The centerpiece of the transformation is nine miles of walking paths. They’ll connect downtown, Lenoir Rhyne University, the Hickory Crawdads minor league ballpark, Lake Hickory and even the airport.

It’s been a long wait. On top of a voter-approved $40 million bond, the city needed grants to complete the $80 million project. The last of those grants came in last week.

The current Union Square in downtown Hickory.
Credit Cole del Charco / WFAE

“So, there is a bureaucracy that goes along with this. But the other side of it is if we would have had these bond program approved and then gone out and constructed these projects right out of the gate, we would not have been able to leverage the money to get all the grant funding that we got,” Wood said. “So, the fact that it has taken four years in one sense has been a plus because we’ve been able to double what we were going to do.”

Three projects are meant to make Hickory more appealing for locals to stick around, and enticing to businesses and employees thinking of moving: The City Walk, River Walk and the Trivium Corporate Center.

A conceptual design of a section of the River Walk near Geitner Park that juts out over Lake Hickory.
Credit City of Hickory

Hickory is a city that was devastated by economic recession for years. Once known as part of the furniture capital of the world, Hickory was a city where factories and mills abound. Many of those buildings are still in town, but empty.

Lately, it’s been on a bit of a rebound.

International fiber company Corning Inc. moved its headquarters away from Hickory in 2016, but — just a few weeks ago — it decided to build a new $60 million department in the city.

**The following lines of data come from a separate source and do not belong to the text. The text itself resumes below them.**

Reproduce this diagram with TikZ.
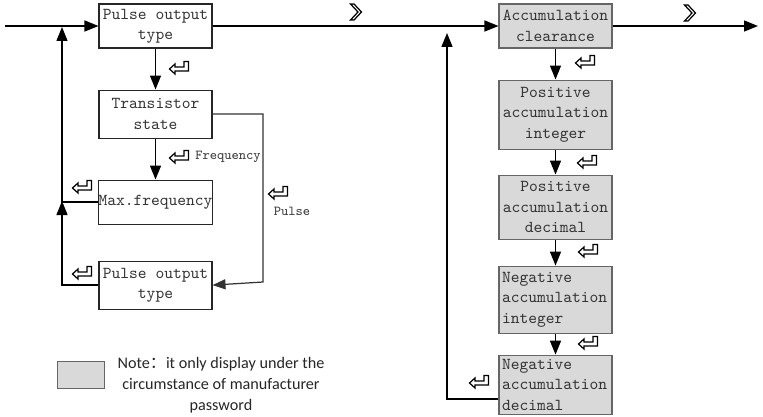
\documentclass[tikz,border=0pt]{standalone}
\usepackage{fontspec}
\newfontfamily\notefont{Carlito}
\newfontfamily\cjk{Noto Sans CJK SC}
\usetikzlibrary{arrows.meta,positioning,calc}
\definecolor{boxgray}{RGB}{217,217,217}
\definecolor{linegray}{RGB}{50,50,50}

\begin{document}
\begin{tikzpicture}[
    x=0.02cm, y=-0.02cm,
    box/.style={draw=black!85, line width=0.6pt, minimum width=2.26cm, inner xsep=0pt, inner ysep=0pt, align=center, font=\ttfamily\fontsize{9.5}{11.6}\selectfont, text=black!80},
    gbox/.style={box, fill=boxgray, draw=black!60},
    lbox/.style={gbox, align=left, text width=2.14cm, inner xsep=0.06cm},
    arr/.style={-{Triangle[length=0.28cm, width=0.22cm]}, thick},
    parr/.style={-{Triangle[length=0.26cm, width=0.2cm]}, color=linegray, line width=0.7pt},
    lbl/.style={font=\ttfamily\fontsize{7.8}{9}\selectfont, text=black!75},
    retkey/.pic={\draw[line width=0.7pt, fill=white] (-9.5,2) -- (-4,-3) -- (-4,0) -- (5,0) -- (5,-5.5) -- (9.5,-5.5) -- (9.5,4) -- (-4,4) -- (-4,7) -- cycle;},
    nextkey/.pic={\draw[line width=0.7pt, fill=white] (-5.5,-8) -- (-2,-8) -- (5.5,0) -- (-2,8) -- (-5.5,8) -- (2,0) -- cycle;}
]
\useasboundingbox (0,0) rectangle (763,416);

\node[box, minimum height=0.88cm] (pot1) at (155.5,26) {Pulse output\\type};
\node[box, minimum height=0.96cm, below=0.82cm of pot1] (trs) {Transistor\\state};
\node[box, minimum height=0.88cm, below=0.82cm of trs] (maxf) {Max.frequency};
\node[box, minimum height=0.96cm, below=0.72cm of maxf] (pot2) {Pulse output\\type};

\node[gbox, minimum height=0.88cm] (clr) at (555.5,26) {Accumulation\\clearance};
\node[gbox, minimum height=1.38cm, below=0.62cm of clr] (pai) {Positive\\accumulation\\integer};
\node[gbox, minimum height=1.28cm, below=0.5cm of pai] (pad) {Positive\\accumulation\\decimal};
\node[lbox, minimum height=1.34cm, below=0.52cm of pad] (nai) {Negative\\accumulation\\integer};
\node[lbox, minimum height=1.18cm, below=0.42cm of nai] (nad) {Negative\\accumulation\\decimal};

\node[draw=black!60, fill=boxgray, minimum width=0.94cm, minimum height=0.54cm] (lgd) at (80.5,374.5) {};
\node[font=\notefont\fontsize{9.2}{12}\selectfont, align=center, text=black!85] (note) at (221,385) {Note{\cjk ：}it only display under the\\circumstance of manufacturer\\password};

\coordinate (start) at (5,26);
\coordinate (finish) at (758,26);
\coordinate (j1) at (62,27);
\coordinate (j2) at (62,201);
\coordinate (pk) at (263,282);
\coordinate (j3) at (447,33);

\draw[arr] (start) -- (pot1.west);
\draw[arr] (pot1.east) -- (clr.west);
\draw[arr] (clr.east) -- (finish);
\draw[arr] (pot1.south) -- (trs.north);
\draw[arr] (trs.south) -- (maxf.north);
\draw[arr] (maxf.west) -| (j1);
\draw[arr] (pot2.west) -| (j2);
\draw[parr] (trs.east) -| (pk) -- (pot2.east);

\draw[arr] (clr.south) -- (pai.north);
\draw[arr] (pai.south) -- (pad.north);
\draw[arr] (pad.south) -- (nai.north);
\draw[arr] (nai.south) -- (nad.north);
\draw[arr] ($(nad.west)+(0,14.5)$) -| (j3);

\pic at (356,12) {nextkey};
\pic at (690,13) {nextkey};
\pic at (179,67) {retkey};
\pic at (179,156) {retkey};
\pic at (82,186) {retkey};
\pic at (82,272) {retkey};
\pic at (278,192) {retkey};
\pic at (585,61) {retkey};
\pic at (587,161) {retkey};
\pic at (588,250) {retkey};
\pic at (588,342) {retkey};
\pic at (479,381) {retkey};

\node[lbl] (freq) at (228,157) {Frequency};
\node[lbl] (pulse) at (292,211) {Pulse};
\end{tikzpicture}
\end{document}
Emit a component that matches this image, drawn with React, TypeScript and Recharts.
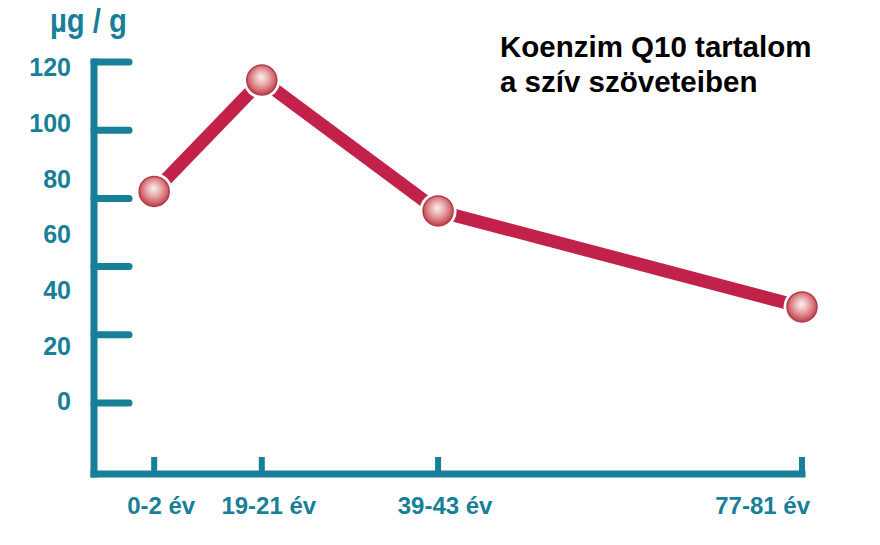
import { LineChart, Line, XAxis, YAxis } from 'recharts';

// age groups along the bottom axis
const ageGroups = ['0-2 év', '19-21 év', '39-43 év', '77-81 év'];
// where each age group sits on the horizontal track (0..100)
const trackPos = [8.5, 23.7, 48.6, 100];
// CoQ10 content of heart tissue, µg/g
const coq10 = [75.5, 115.5, 68.5, 34];

// the printed numbers and the tick marks on the y axis do not share spacing in the original
const yLabelTicks = [0, 20, 40, 60, 80, 100, 120];
const yMarkTicks = [0, 24, 48, 72, 96, 120];

const TEAL = '#177f98';
const RED = '#c2214a';
const FONT = "'Liberation Sans', Arial, sans-serif";

const data = ageGroups.map((age, i) => ({ age, pos: trackPos[i], value: coq10[i] }));

function AgeTick(props: any) {
  const { x, y, payload } = props;
  const i = trackPos.indexOf(payload.value);
  const last = i === trackPos.length - 1;
  return (
    <g>
      <line x1={x} y1={y} x2={x} y2={y - 17} stroke={TEAL} strokeWidth={6} />
      <text
        x={last ? x + 8 : x + 7}
        y={y + 40}
        textAnchor={last ? 'end' : 'middle'}
        fill={TEAL}
        fontSize={24}
        fontWeight={700}
        fontFamily={FONT}
      >
        {ageGroups[i]}
      </text>
    </g>
  );
}

function Bead(props: any) {
  const { cx, cy, index } = props;
  const id = `bead-${index}`;
  return (
    <g key={id}>
      <defs>
        <radialGradient id={id} cx="50%" cy="45%" r="55%" fx="48%" fy="40%">
          <stop offset="0%" stopColor="#fbf0ee" />
          <stop offset="40%" stopColor="#eab0b0" />
          <stop offset="80%" stopColor="#d0646b" />
          <stop offset="100%" stopColor="#b23d48" />
        </radialGradient>
      </defs>
      <circle cx={cx} cy={cy} r={18.5} fill="#fff" />
      <circle cx={cx} cy={cy} r={15} fill={`url(#${id})`} stroke="#b43a47" strokeWidth={1.5} />
    </g>
  );
}

export default function App() {
  return (
    <div style={{ position: 'absolute', left: 0, top: 0, width: 880, height: 545, background: '#fff' }}>
      <LineChart width={880} height={545} data={data} margin={{ top: 62, right: 78, bottom: 0, left: 0 }}>
        <XAxis
          dataKey="pos"
          type="number"
          domain={[0, 100]}
          ticks={trackPos}
          interval={0}
          height={71}
          tickSize={0}
          tickMargin={0}
          tickLine={false}
          axisLine={{ stroke: TEAL, strokeWidth: 7, strokeLinecap: 'square' }}
          tick={<AgeTick />}
        />
        <YAxis
          yAxisId="marks"
          type="number"
          mirror
          domain={[-25, 120]}
          ticks={yMarkTicks}
          interval={0}
          allowDataOverflow
          tickSize={35}
          tickFormatter={() => ''}
          axisLine={{ stroke: TEAL, strokeWidth: 7, strokeLinecap: 'square' }}
          tickLine={{ stroke: TEAL, strokeWidth: 7, strokeLinecap: 'round' }}
        />
        <YAxis
          yAxisId="labels"
          type="number"
          width={94}
          domain={[-26, 122]}
          ticks={yLabelTicks}
          interval={0}
          allowDataOverflow
          axisLine={false}
          tickLine={false}
          tickSize={0}
          tickMargin={23}
          tick={{ fill: TEAL, fontSize: 25, fontWeight: 700, fontFamily: FONT }}
        />
        <Line
          yAxisId="labels"
          dataKey="value"
          stroke={RED}
          strokeWidth={13}
          strokeLinejoin="miter"
          dot={Bead}
          activeDot={false}
          isAnimationActive={false}
        />
      </LineChart>
      <svg width={880} height={545} style={{ position: 'absolute', left: 0, top: 0, pointerEvents: 'none' }}>
        <text
          x={50}
          y={31.5}
          fill={TEAL}
          fontSize={33}
          fontWeight={700}
          fontFamily={FONT}
          textLength={77}
          lengthAdjust="spacingAndGlyphs"
        >
          µg / g
        </text>
        <text x={500} y={56.7} fill="#000" fontSize={29.5} fontWeight={700} fontFamily={FONT}>
          Koenzim Q10 tartalom
        </text>
        <text x={500} y={91.7} fill="#000" fontSize={29.5} fontWeight={700} fontFamily={FONT}>
          a szív szöveteiben
        </text>
      </svg>
    </div>
  );
}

“We’ve been through two recessions dating back to 2001 that, you know, took a toll on our region,” Wood said. “But things today are as good as I have ever seen them.”

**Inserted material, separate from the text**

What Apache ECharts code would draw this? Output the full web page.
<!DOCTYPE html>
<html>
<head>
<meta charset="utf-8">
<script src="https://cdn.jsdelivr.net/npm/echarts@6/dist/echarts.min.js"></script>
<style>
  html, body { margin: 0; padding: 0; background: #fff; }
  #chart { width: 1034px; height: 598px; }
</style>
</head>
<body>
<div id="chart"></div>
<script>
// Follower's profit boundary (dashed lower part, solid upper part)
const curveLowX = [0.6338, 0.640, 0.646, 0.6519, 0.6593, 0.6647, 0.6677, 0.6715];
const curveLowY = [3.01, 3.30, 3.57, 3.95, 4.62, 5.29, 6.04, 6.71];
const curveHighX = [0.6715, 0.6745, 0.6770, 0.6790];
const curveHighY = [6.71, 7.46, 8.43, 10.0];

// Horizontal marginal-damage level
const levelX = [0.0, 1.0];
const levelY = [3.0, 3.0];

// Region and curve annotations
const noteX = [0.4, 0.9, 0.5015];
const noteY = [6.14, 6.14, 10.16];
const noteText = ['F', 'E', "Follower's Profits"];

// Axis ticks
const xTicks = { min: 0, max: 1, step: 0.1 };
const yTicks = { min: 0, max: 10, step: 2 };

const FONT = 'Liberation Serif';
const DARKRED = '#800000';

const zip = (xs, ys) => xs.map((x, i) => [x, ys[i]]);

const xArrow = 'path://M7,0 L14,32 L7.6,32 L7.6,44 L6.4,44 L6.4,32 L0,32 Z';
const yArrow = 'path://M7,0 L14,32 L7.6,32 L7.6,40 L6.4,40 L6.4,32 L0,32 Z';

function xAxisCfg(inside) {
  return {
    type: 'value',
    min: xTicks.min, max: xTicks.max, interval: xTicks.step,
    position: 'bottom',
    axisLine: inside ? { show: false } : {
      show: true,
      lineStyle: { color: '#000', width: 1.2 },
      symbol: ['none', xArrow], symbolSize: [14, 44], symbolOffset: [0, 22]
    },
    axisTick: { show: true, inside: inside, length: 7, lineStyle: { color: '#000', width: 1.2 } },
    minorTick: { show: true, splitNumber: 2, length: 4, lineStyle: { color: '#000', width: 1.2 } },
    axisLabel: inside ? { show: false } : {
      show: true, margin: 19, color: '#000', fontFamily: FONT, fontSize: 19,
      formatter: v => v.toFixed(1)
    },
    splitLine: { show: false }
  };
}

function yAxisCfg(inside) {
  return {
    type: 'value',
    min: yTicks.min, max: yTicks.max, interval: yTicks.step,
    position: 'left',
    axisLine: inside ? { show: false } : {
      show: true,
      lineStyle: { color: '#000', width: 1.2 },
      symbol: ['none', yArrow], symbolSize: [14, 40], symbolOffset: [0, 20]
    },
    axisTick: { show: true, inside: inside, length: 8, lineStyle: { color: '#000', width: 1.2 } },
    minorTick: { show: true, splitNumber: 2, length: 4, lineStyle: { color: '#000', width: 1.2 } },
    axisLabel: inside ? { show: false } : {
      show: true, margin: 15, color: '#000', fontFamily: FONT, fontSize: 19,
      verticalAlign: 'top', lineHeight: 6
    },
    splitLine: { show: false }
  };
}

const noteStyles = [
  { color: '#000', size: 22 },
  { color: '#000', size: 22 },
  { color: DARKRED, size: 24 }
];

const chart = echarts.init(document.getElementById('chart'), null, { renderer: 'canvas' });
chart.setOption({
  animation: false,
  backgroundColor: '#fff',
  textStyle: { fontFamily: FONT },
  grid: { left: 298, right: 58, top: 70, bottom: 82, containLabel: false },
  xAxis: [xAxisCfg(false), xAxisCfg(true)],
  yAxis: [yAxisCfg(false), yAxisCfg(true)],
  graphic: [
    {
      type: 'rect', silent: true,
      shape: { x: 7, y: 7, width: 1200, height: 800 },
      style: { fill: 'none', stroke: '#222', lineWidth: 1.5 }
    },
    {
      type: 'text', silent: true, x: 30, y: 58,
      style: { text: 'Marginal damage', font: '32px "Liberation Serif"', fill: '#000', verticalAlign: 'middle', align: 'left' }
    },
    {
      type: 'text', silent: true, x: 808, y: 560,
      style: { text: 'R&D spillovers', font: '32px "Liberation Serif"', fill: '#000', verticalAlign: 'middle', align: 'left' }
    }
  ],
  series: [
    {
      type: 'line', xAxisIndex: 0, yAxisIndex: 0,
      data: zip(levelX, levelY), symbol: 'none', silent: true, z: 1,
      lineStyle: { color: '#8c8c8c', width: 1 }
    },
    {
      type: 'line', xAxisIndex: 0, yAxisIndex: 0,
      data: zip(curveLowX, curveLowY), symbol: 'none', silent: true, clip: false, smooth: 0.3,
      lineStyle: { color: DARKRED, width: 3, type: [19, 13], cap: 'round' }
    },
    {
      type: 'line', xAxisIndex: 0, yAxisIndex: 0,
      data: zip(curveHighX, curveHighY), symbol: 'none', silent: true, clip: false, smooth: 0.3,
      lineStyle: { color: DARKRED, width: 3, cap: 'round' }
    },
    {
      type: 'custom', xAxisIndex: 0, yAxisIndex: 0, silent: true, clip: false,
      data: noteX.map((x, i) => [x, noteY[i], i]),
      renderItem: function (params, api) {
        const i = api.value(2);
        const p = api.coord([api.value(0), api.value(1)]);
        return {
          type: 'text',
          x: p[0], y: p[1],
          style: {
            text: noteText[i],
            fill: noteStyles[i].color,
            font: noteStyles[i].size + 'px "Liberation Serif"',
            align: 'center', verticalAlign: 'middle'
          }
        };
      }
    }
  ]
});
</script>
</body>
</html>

The River Walk will extend public access to the lake, including this section which has been closed off.
Credit Cole del Charco / WFAE

In a city with bad sidewalks and where most things seem to be a 15-minute drive away, Hickory can feel a little disconnected. But, having the option to walk around could bring people together.

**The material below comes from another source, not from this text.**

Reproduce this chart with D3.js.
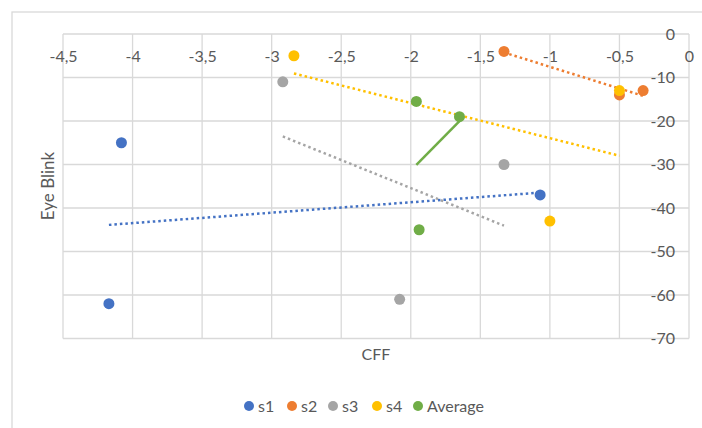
<!DOCTYPE html>
<html><head><meta charset="utf-8">
<script src="https://cdn.jsdelivr.net/npm/d3@7"></script>
<style>body{margin:0;background:#fff}svg{display:block}text{font-family:Lato,"Open Sans",sans-serif;fill:#595959}</style>
</head><body><svg id="c" width="702" height="428"></svg>
<script>
const seriesNames = ["s1","s2","s3","s4","Average"];
const colors = ["#4472C4","#ED7D31","#A5A5A5","#FFC000","#70AD47"];
const s1X = [-4.08,-4.17,-1.07], s1Y = [-25,-62,-37];
const s2X = [-1.33,-0.5,-0.33], s2Y = [-4,-14,-13];
const s3X = [-2.92,-1.33,-2.08], s3Y = [-11,-30,-61];
const s4X = [-2.84,-0.5,-1.0], s4Y = [-5,-13,-43];
const avgX = [-1.96,-1.65,-1.94], avgY = [-15.5,-19,-45];
const xTicks = [-4.5,-4,-3.5,-3,-2.5,-2,-1.5,-1,-0.5,0];
const yTicks = [0,-10,-20,-30,-40,-50,-60,-70];

const allX = [s1X,s2X,s3X,s4X,avgX], allY = [s1Y,s2Y,s3Y,s4Y,avgY];
const svg = d3.select("#c");
const L=63,R=689,T=34,B=338.5;
const x = d3.scaleLinear().domain([-4.5,0]).range([L,R]);
const y = d3.scaleLinear().domain([0,-70]).range([T,B]);
const fmt = v => String(v).replace(".",",");
const FS = 16;

svg.append("rect").attr("x",12).attr("y",12).attr("width",700).attr("height",430)
  .attr("fill","none").attr("stroke","#d9d9d9").attr("stroke-width",1.3);

const grid = svg.append("g").attr("stroke","#d9d9d9").attr("stroke-width",1.3);
grid.selectAll("line.v").data(xTicks).join("line").attr("x1",d=>x(d)).attr("x2",d=>x(d)).attr("y1",T).attr("y2",B);
grid.selectAll("line.h").data(yTicks).join("line").attr("y1",d=>y(d)).attr("y2",d=>y(d)).attr("x1",L).attr("x2",R);

const xAxis = svg.append("g").attr("transform",`translate(0,${T})`)
  .call(d3.axisBottom(x).tickValues(xTicks).tickFormat(fmt).tickSize(0).tickPadding(17));
xAxis.select(".domain").remove();
xAxis.selectAll("text").attr("font-size",FS).attr("fill","#595959").attr("font-family","Lato");
const yAxis = svg.append("g").attr("transform",`translate(${R-14},0)`)
  .call(d3.axisLeft(y).tickValues(yTicks).tickFormat(fmt).tickSize(0).tickPadding(0));
yAxis.select(".domain").remove();
yAxis.selectAll("text").attr("font-size",FS).attr("fill","#595959").attr("font-family","Lato");

svg.append("text").attr("x",376).attr("y",360).attr("text-anchor","middle").attr("font-size",FS).text("CFF");
svg.append("text").attr("transform","translate(54,186) rotate(-90)").attr("text-anchor","middle").attr("font-size",17).text("Eye Blink");

function fit(xs,ys){const n=xs.length,mx=d3.mean(xs),my=d3.mean(ys);
  let sxy=0,sxx=0;for(let i=0;i<n;i++){sxy+=(xs[i]-mx)*(ys[i]-my);sxx+=(xs[i]-mx)**2;}
  const b=sxy/sxx,a=my-b*mx;const x0=d3.min(xs),x1=d3.max(xs);return [[x0,a+b*x0],[x1,a+b*x1]];}
const line = d3.line().x(d=>x(d[0])).y(d=>y(d[1]));
allX.forEach((xs,i)=>{
  svg.append("path").attr("d",line(fit(xs,allY[i]))).attr("fill","none").attr("stroke",colors[i])
    .attr("stroke-width",2.5).attr("stroke-dasharray",i===4?null:"2.5,3");
});
allX.forEach((xs,i)=>{
  svg.append("g").selectAll("circle").data(xs.map((v,j)=>[v,allY[i][j]])).join("circle")
    .attr("cx",d=>x(d[0])).attr("cy",d=>y(d[1])).attr("r",5.5).attr("fill",colors[i]);
});

const legX = [249,292,333,377,418];
const lg = svg.append("g");
seriesNames.forEach((nm,i)=>{
  lg.append("circle").attr("cx",legX[i]).attr("cy",406).attr("r",5).attr("fill",colors[i]);
  lg.append("text").attr("x",legX[i]+9).attr("y",411.5).attr("font-size",FS).text(nm);
});
</script></body></html>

Downtown is a main focus of development. At this point, downtown Hickory isn’t a gathering place for everyone, but renovations could change that. The “City Walk” portion of the path will include an updated bridge, a connection to the university and a grassier main square.

It’s a little before noon in downtown Hickory and people are walking — some with strollers, others in and out of a nearby coffee shop.


Don Thomas is visiting Hickory for the first time — he’s from Pittsburgh.


“As a tourist and somebody who likes to walk, probably wouldn’t do the whole nine miles, but having several miles of walkway would be wonderful,” Thomas said.

The Trivium Corporate Center between Robinwood Road and Startown Road acquired a new division of Corning Inc., and City Manager Warren Wood says another international company is on the way.
Credit City of Hickory

Following the path will lead to what has been dubbed the “River Walk” — a suspended walkway that extends over the edge of Lake Hickory.


That section will expand public lake access, something citizens for years have been asking for.

The walking path has been a source of tension for the city — many people feel like they voted to approve an expensive tax hike and now they don’t know what the city is doing with the money.

Taylor Newton, a professor at Lenoir Rhyne University, knows the feeling. She’s excited about the project but concerned the city didn’t do enough to keep citizens in the loop.


“So, I think some people are kind of wondering what’s happening, communication maybe could’ve been a little bit better about where the project was in terms of its progress,” Newton said. “But it’s coming and it’s good.”


While the city’s goal of a new and more connected path begins in January, it’s completion will take awhile. City officials say all the projects will near completion in 2025 at the latest.